While saving is clearly a path to building financial security, the report also notes that half of those who save in some way had not achieved a level that could sustain three months of expenses.
The role of budgeting
About 64% of Harris County residents keep some sort of budget, whether formally in writing or on a mobile app or informally by tracking mentally. While it can be a beneficial practice, the Kinder Institute found that the mere act of budgeting was not enough to reach financial security.
“Budgeting is almost certainly related to other financial outcomes and metrics,” Potter said. “It could be related to paying down debt, minimizing extraneous expenses, having an investment portfolio or setting aside money for savings. If a budget includes an item for savings, then that can help move someone toward financial security.”
The most common reason given for not having a budget was that residents felt like they did not make enough money to justify it, a response from 39% of residents.
“This is of course not true,” said Jessica Davison, senior director of mission and strategy at United Way of Greater Houston. “No matter how much a person earns, they can always have a budget because it will benefit them, even if it doesn’t lead directly to financial security.”
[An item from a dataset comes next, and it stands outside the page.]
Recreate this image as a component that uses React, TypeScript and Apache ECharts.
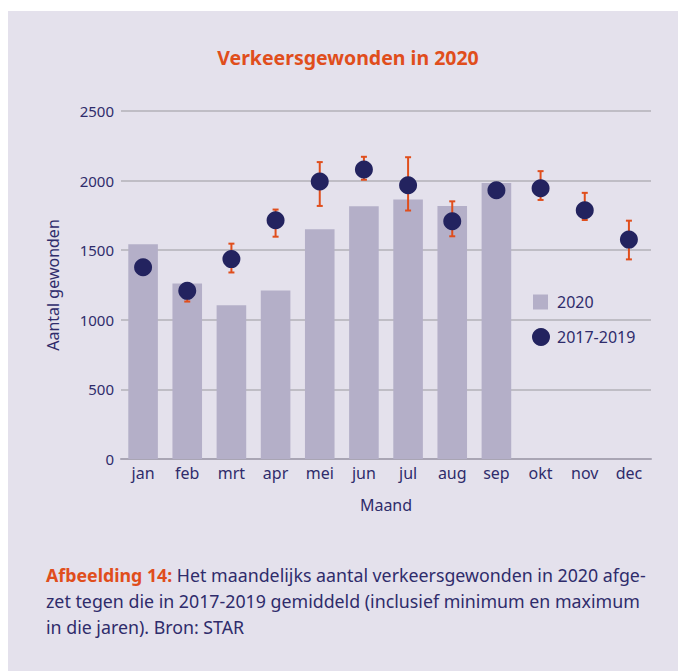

Other reasons given by residents for not budgeting included not knowing how to get started (18%), feeling stressed or overwhelmed with the budgeting process (17%) and having their earnings fluctuate too frequently (16%).
“There are resources available to most any resident in most any neighborhood in the Houston area who is coming up against these barriers to budgeting,” Davison said, pointing to United Way’s website as a resource to find organizations that provide financial coaching and goal setting.
There are numerous community organizations around the Houston area working with individuals, families and households to move them toward greater financial security. United Way and the Kinder Institute plan to continue to partner to more fully understand the needs and challenges.
“The road to financial security is increasingly challenging, but with the right tools, programs and support, Houston’s residents can overcome financial struggles, build lasting stability and create better futures for themselves and their families,” Njeh said.